Well, there are two things I can think of right away: - It makes thing easier to review - It helps with tracking down regressions
H. Verbeet wrote:
On 26/09/06, Ivan Gyurdiev ivg231@gmail.com wrote:
change I'm interested in. However, I'm not sure why that would be better
- it would accomplish the exact same thing in twice the amount of time.
Well, there are two things I can think of right away:
- It makes thing easier to review
- It helps with tracking down regressions
I will make the required changes, as discussed with julliard on IRC.
...but this is really a theoretical argument. This is a framework mostly written by me to begin with, so the chances of breaking it are essentially zero. If it does get broken, the damage factor will be very low - it won't test as well as it used to.
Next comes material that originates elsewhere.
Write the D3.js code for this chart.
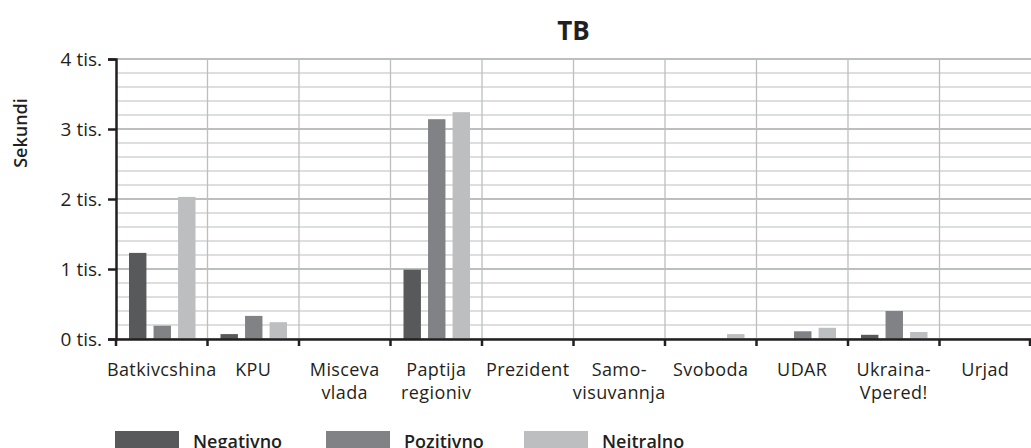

If you want to help prevent regressions, please help write more state tests using this framework, rather than focusing on unimportant details. We need more test coverage! In fact, part of the motivation behind the changes being made is to make the framework a bit easier to understand and more flexible, so that others can contribute. If you don't like this framework, feel free to redesign it - but we have a number of obvious bugs in state management that need fixing, and test verification is the first step to doing that.
Ivan
On 26/09/06, Ivan Gyurdiev ivg231@gmail.com wrote:
...but this is really a theoretical argument. This is a framework mostly written by me to begin with, so the chances of breaking it are essentially zero. If it does get broken, the damage factor will be very low - it won't test as well as it used to.
In this particular case, sure. I was talking more about the general case.